В отличие от его злополучного замка, тот, что располагался со стороны водителя, пустовал.
— Отец? — вопрос вернул взгляд на прежнее место.
“Рисунки, мои рисуночки!” — закричала та часть мозга, что каким-то магическим образом не попала под влияние ужаса происходящего. — “Мама ведь найдет!”
Помимо гордо висящих на стене творений, в комнате Тони тайно хранил еще и свои особые. Их он начал рисовать меньше года назад, и кроме нижней поверхности матраса их больше никто не видел. Ну разве что некоторые он все же показывал Марти.
Кто же виноват, что ему в руки случайно попался новенький выпуск комикса “Зена — королева воинов”? Кто же виноват, что его создатели решили нарядить воительницу в одно лишь нижнее белье, да облегающие сапожки?
“Ты сама говорила, мама, что художник должен уметь рисовать все!” — думал тогда Тони, выводя завитушки на медном бюстгальтере.
“Совсем все.” — а иногда рисуя и то, что находилось под ним.
— Воу! — воскликнул сквозь улыбку Марти, когда Тони подсунул ему под нос один из таких шедевров. — Пубертат приносит свои плоды!
— А у вас в НФ есть такое? — с вызовом спрашивал Тони.
— Дружище! — совсем уже смеясь, Марти похлопал его по плечу. — Лея! Джабба Хатт! Припоминаешь?
— Точно! — и он тоже залился смехом.
“Она обязательно найдет, когда…” — Тони закрыл лицо руками, — “меня не станет?”
— Ты чего? — это заметил мужчина. — Успокойся.
Но мальчик лишь отвернулся от него, закричав в плотно прижатые ладони.
— Я не хочу умирать! Пожалуйста! Я не хочу!
Машина начала сбавлять скорость.
— Тише! — мужчина переложил руку ему на плечо. — Никто и не…
Он не успел договорить. Не отнимая ладоней от лица, мальчик свернул их в кулаки, показав незнакомцу, что за ними скрывались вовсе не страх и слезы. За нависшими от злости бровями его глаз почти не стало видно. На переносице сморщилась кожа. Верхняя губа обнажила резцы.
— Что ты с ним сделал? — закричал Тони, набросившись на незнакомца.
Кулаки превратились в лапы, ногти стали когтями. Они обложили шею врага, соскользнули по ней до ключиц. Там им наконец удалось продрать на коже траншею, глубокую и, судя по крикам, болезненную.
— Стой! Ах, ты, маленький сучок! — на свободной руке мужчина сжал кулак и теперь пытался ударить им Тони. Но следя за дорогой, он то и дело промахивался.
— Как ты посмел его тронуть? — теперь Тони вцепился в руль, поворачивая его на себя.
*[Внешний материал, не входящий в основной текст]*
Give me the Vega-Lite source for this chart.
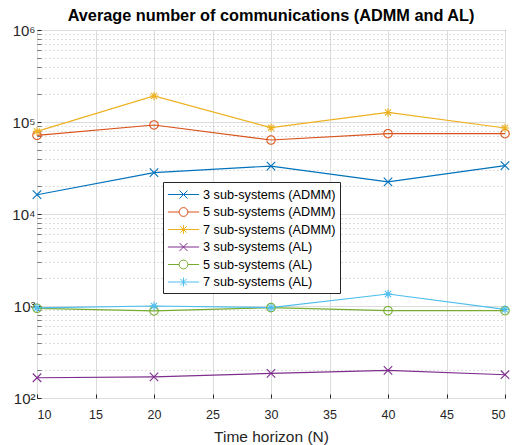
{
  "$schema": "https://vega.github.io/schema/vega-lite/v6.json",
  "width": 468,
  "height": 368,
  "autosize": {"type": "none"},
  "padding": {"left": 37, "top": 30, "right": 9, "bottom": 47},
  "background": "white",
  "config": {
    "font": "Liberation Sans",
    "view": {"stroke": "#262626", "strokeWidth": 1},
    "axis": {"labelFont": "Liberation Sans", "titleFont": "Liberation Sans"}
  },
  "title": {
    "text": "Average number of communications (ADMM and AL)",
    "font": "Liberation Sans",
    "fontSize": 16.3,
    "fontWeight": "bold",
    "color": "#000000",
    "baseline": "alphabetic",
    "offset": 6,
    "dy": 20
  },
  "data": {
    "values": [
      {"N": 10, "series": "3 sub-systems (ADMM)", "value": 16200},
      {"N": 20, "series": "3 sub-systems (ADMM)", "value": 28100},
      {"N": 30, "series": "3 sub-systems (ADMM)", "value": 33200},
      {"N": 40, "series": "3 sub-systems (ADMM)", "value": 22400},
      {"N": 50, "series": "3 sub-systems (ADMM)", "value": 33500},
      {"N": 10, "series": "5 sub-systems (ADMM)", "value": 71700},
      {"N": 20, "series": "5 sub-systems (ADMM)", "value": 92800},
      {"N": 30, "series": "5 sub-systems (ADMM)", "value": 63700},
      {"N": 40, "series": "5 sub-systems (ADMM)", "value": 74600},
      {"N": 50, "series": "5 sub-systems (ADMM)", "value": 74600},
      {"N": 10, "series": "7 sub-systems (ADMM)", "value": 79000},
      {"N": 20, "series": "7 sub-systems (ADMM)", "value": 192000},
      {"N": 30, "series": "7 sub-systems (ADMM)", "value": 86700},
      {"N": 40, "series": "7 sub-systems (ADMM)", "value": 127000},
      {"N": 50, "series": "7 sub-systems (ADMM)", "value": 86000},
      {"N": 10, "series": "3 sub-systems (AL)", "value": 166},
      {"N": 20, "series": "3 sub-systems (AL)", "value": 170},
      {"N": 30, "series": "3 sub-systems (AL)", "value": 185},
      {"N": 40, "series": "3 sub-systems (AL)", "value": 200},
      {"N": 50, "series": "3 sub-systems (AL)", "value": 179},
      {"N": 10, "series": "5 sub-systems (AL)", "value": 944},
      {"N": 20, "series": "5 sub-systems (AL)", "value": 883},
      {"N": 30, "series": "5 sub-systems (AL)", "value": 960},
      {"N": 40, "series": "5 sub-systems (AL)", "value": 889},
      {"N": 50, "series": "5 sub-systems (AL)", "value": 889},
      {"N": 10, "series": "7 sub-systems (AL)", "value": 955},
      {"N": 20, "series": "7 sub-systems (AL)", "value": 1000},
      {"N": 30, "series": "7 sub-systems (AL)", "value": 960},
      {"N": 40, "series": "7 sub-systems (AL)", "value": 1350},
      {"N": 50, "series": "7 sub-systems (AL)", "value": 920}
    ]
  },
  "encoding": {
    "x": {
      "field": "N",
      "type": "quantitative",
      "scale": {"domain": [10, 50], "nice": false, "zero": false},
      "axis": {
        "title": "Time horizon (N)",
        "values": [10, 15, 20, 25, 30, 35, 40, 45, 50],
        "labelFontSize": 12.5,
        "labelColor": "#262626",
        "labelPadding": 14.5,
        "titleFontSize": 15.5,
        "titleFontWeight": "normal",
        "titleColor": "#262626",
        "titlePadding": 8,
        "tickSize": -4,
        "tickColor": "#262626",
        "domain": false,
        "grid": true,
        "gridColor": "#dcdcdc",
        "gridWidth": 1
      }
    },
    "y": {
      "field": "value",
      "type": "quantitative",
      "scale": {"type": "log", "domain": [100, 1000000], "nice": false},
      "axis": {
        "title": null,
        "values": [100, 200, 300, 400, 500, 600, 700, 800, 900, 1000, 2000, 3000, 4000, 5000, 6000, 7000, 8000, 9000, 10000, 20000, 30000, 40000, 50000, 60000, 70000, 80000, 90000, 100000, 200000, 300000, 400000, 500000, 600000, 700000, 800000, 900000, 1000000],
        "labelExpr": "datum.value == 100 ? '10²' : datum.value == 1000 ? '10³' : datum.value == 10000 ? '10⁴' : datum.value == 100000 ? '10⁵' : datum.value == 1000000 ? '10⁶' : ''",
        "labelOverlap": false,
        "labelFontSize": 15,
        "labelColor": "#262626",
        "labelPadding": 6,
        "domain": false,
        "tickColor": "#262626",
        "tickSize": -4,
        "tickOpacity": {"condition": {"test": "indexof([100,1000,10000,100000,1000000], datum.value) >= 0", "value": 1}, "value": 0.6},
        "grid": true,
        "gridColor": {"condition": {"test": "indexof([100,1000,10000,100000,1000000], datum.value) >= 0", "value": "#dcdcdc"}, "value": "#bdbdbd"},
        "gridDash": {"condition": {"test": "indexof([100,1000,10000,100000,1000000], datum.value) >= 0", "value": []}, "value": [1, 3]},
        "gridWidth": 1
      }
    },
    "color": {
      "field": "series",
      "type": "nominal",
      "scale": {
        "domain": ["3 sub-systems (ADMM)", "5 sub-systems (ADMM)", "7 sub-systems (ADMM)", "3 sub-systems (AL)", "5 sub-systems (AL)", "7 sub-systems (AL)"],
        "range": ["#0072BD", "#D95319", "#EDB120", "#7E2F8E", "#77AC30", "#4DBEEE"]
      },
      "legend": {
        "title": null,
        "orient": "none",
        "legendX": 126,
        "legendY": 152,
        "padding": 4,
        "symbolOffset": 8,
        "labelOffset": 11,
        "rowPadding": 1.5,
        "labelFontSize": 12.7,
        "labelFont": "Liberation Sans",
        "labelColor": "#000000",
        "strokeColor": "#262626",
        "fillColor": "#ffffff",
        "symbolStrokeWidth": 1,
        "symbolOpacity": 1,
        "symbolFillColor": "transparent",
        "symbolSize": 256
      }
    }
  },
  "layer": [
    {
      "mark": {"type": "line", "strokeWidth": 1.2},
      "encoding": {"detail": {"field": "series"}}
    },
    {
      "mark": {"type": "point", "filled": false, "size": 72, "strokeWidth": 1.1, "opacity": 1},
      "encoding": {
        "shape": {
          "condition": [
            {"test": "indexof(datum.series, '3 sub') == 0", "value": "M-1,-1L1,1M-1,1L1,-1"},
            {"test": "indexof(datum.series, '5 sub') == 0", "value": "circle"}
          ],
          "value": "M-1,0L1,0M0,-1L0,1M-0.72,-0.72L0.72,0.72M-0.72,0.72L0.72,-0.72"
        }
      }
    },
    {
      "mark": {"type": "point", "filled": false, "size": 256, "opacity": 0},
      "encoding": {
        "shape": {
          "field": "series",
          "type": "nominal",
          "scale": {
            "domain": ["3 sub-systems (ADMM)", "5 sub-systems (ADMM)", "7 sub-systems (ADMM)", "3 sub-systems (AL)", "5 sub-systems (AL)", "7 sub-systems (AL)"],
            "range": [
              "M-1.95,0L1.95,0M-0.5,-0.5L0.5,0.5M-0.5,0.5L0.5,-0.5",
              "M-1.95,0L-0.55,0M0.55,0L1.95,0M0.55,0A0.55,0.55 0 1,1 -0.55,0A0.55,0.55 0 1,1 0.55,0",
              "M-1.95,0L1.95,0M0,-0.55L0,0.55M-0.4,-0.4L0.4,0.4M-0.4,0.4L0.4,-0.4",
              "M-1.95,0L1.95,0M-0.5,-0.5L0.5,0.5M-0.5,0.5L0.5,-0.5",
              "M-1.95,0L-0.55,0M0.55,0L1.95,0M0.55,0A0.55,0.55 0 1,1 -0.55,0A0.55,0.55 0 1,1 0.55,0",
              "M-1.95,0L1.95,0M0,-0.55L0,0.55M-0.4,-0.4L0.4,0.4M-0.4,0.4L0.4,-0.4"
            ]
          },
          "legend": {
            "title": null,
            "orient": "none",
            "legendX": 126,
            "legendY": 152,
            "padding": 4,
            "symbolOffset": 8,
            "labelOffset": 11,
            "rowPadding": 1.5,
            "labelFontSize": 12.7,
            "labelFont": "Liberation Sans",
            "labelColor": "#000000",
            "strokeColor": "#262626",
            "fillColor": "#ffffff",
            "symbolStrokeWidth": 1,
            "symbolOpacity": 1,
            "symbolFillColor": "transparent",
            "symbolSize": 256
          }
        }
      }
    }
  ]
}
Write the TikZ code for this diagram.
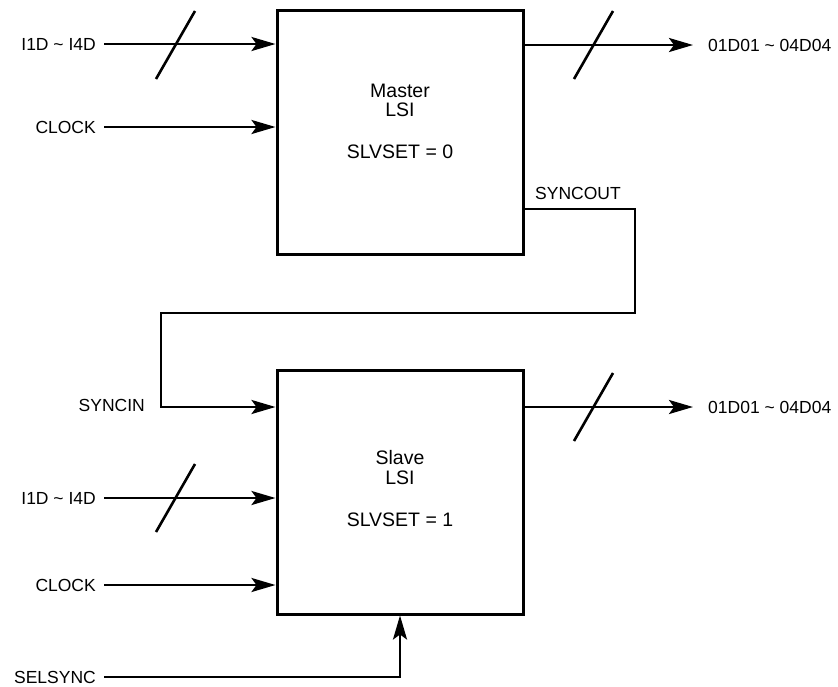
\documentclass[tikz,border=0pt]{standalone}
\usepackage{fontspec}
\setmainfont{Liberation Sans}
\usetikzlibrary{arrows.meta}
\begin{document}
\begin{tikzpicture}[x=1pt,y=-1pt,
  wire/.style={line width=2.6pt},
  sig/.style={wire,-{Stealth[length=24pt,width=14pt,inset=5pt]}},
  lsi/.style={draw,line width=3pt,minimum width=246pt,minimum height=244pt,inner sep=0pt},
  lbl/.style={font=\fontsize{17.5}{20}\selectfont,inner sep=0pt},
  blocktext/.style={font=\fontsize{19.5}{22}\selectfont,inner sep=0pt},
  inlbl/.style={lbl,anchor=east,inner xsep=8pt},
  outlbl/.style={lbl,anchor=west,inner xsep=15pt},
  bus/.style={wire}]
\useasboundingbox (0,0) rectangle (838,686);

% LSI blocks
\node[lsi] (M) at (400,132) {};
\node[lsi] (S) at (400,492) {};

% block captions
\node[blocktext] (mname) at (400,91) {Master};
\node[blocktext] (mlsi)  at (400,110) {LSI};
\node[blocktext] (mset)  at (400,152) {SLVSET = 0};
\node[blocktext] (sname) at (400,458) {Slave};
\node[blocktext] (slsi)  at (400,478) {LSI};
\node[blocktext] (sset)  at (400,520) {SLVSET = 1};

% master inputs
\node[inlbl] (mi) at (104,44) {I1D \textasciitilde{} I4D};
\node[inlbl] (mc) at (104,127) {CLOCK};
\draw[sig] (mi.east) -- (mi.east -| M.west);
\draw[sig] (mc.east) -- (mc.east -| M.west);
\draw[bus] (156,79) -- (195,11);

% master output
\coordinate (mo) at (523,45);
\node[outlbl] (mol) at (693,45) {01D01 \textasciitilde{} 04D04};
\draw[sig] (mo) -- (mol.west);
\draw[bus] (574,79) -- (613,11);

% sync chain
\coordinate (so) at (523,209);
\node[lbl,anchor=south west] (sol) at (535,200) {SYNCOUT};
\node[inlbl,inner xsep=0pt] (sil) at (145,405) {SYNCIN};
\coordinate (si) at (161,407);
\draw[sig] (so) -- (635,209) -- (635,313) -- (161,313) -- (si) -- (si -| S.west);

% slave inputs
\node[inlbl] (si1) at (104,498) {I1D \textasciitilde{} I4D};
\node[inlbl] (sc)  at (104,585) {CLOCK};
\draw[sig] (si1.east) -- (si1.east -| S.west);
\draw[sig] (sc.east) -- (sc.east -| S.west);
\draw[bus] (156,532) -- (195,464);

% slave output
\coordinate (sout) at (523,407);
\node[outlbl] (soutl) at (693,407) {01D01 \textasciitilde{} 04D04};
\draw[sig] (sout) -- (soutl.west);
\draw[bus] (574,441) -- (613,373);

% SELSYNC
\node[inlbl] (sel) at (104,677) {SELSYNC};
\draw[sig] (sel.east) -- (400,677) -- (S.south);
\end{tikzpicture}
\end{document}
“Зря ты не пристегнулся, урод!” — ликовал его скроенный на скорую руку план.
Но руль будто примерз к панели, лишь немного покачиваясь в его сторону. Стал одним целым с рукой и плечом незнакомца, держащего их неподвижно.
— Урод! Урод! Урод! — продолжал кричать Тони, скалясь и таща на себя руль.
Он и не заметил, как машина остановилась. Только когда руль резко повернулся, как он и хотел, в его сторону, но при этом ничего не произошло, Тони перекинул взгляд на деревья за окном. Они не двигались.
А потом незнакомец схватил его левой рукой за шею. Правая — та, которой он четверть часа назад пожимал ладонь мальчика, легла на нее сзади.
— Прости! — слетело с его губ. — Прости.
Монетка, которую Тони почти поставил на ребро, снова упала.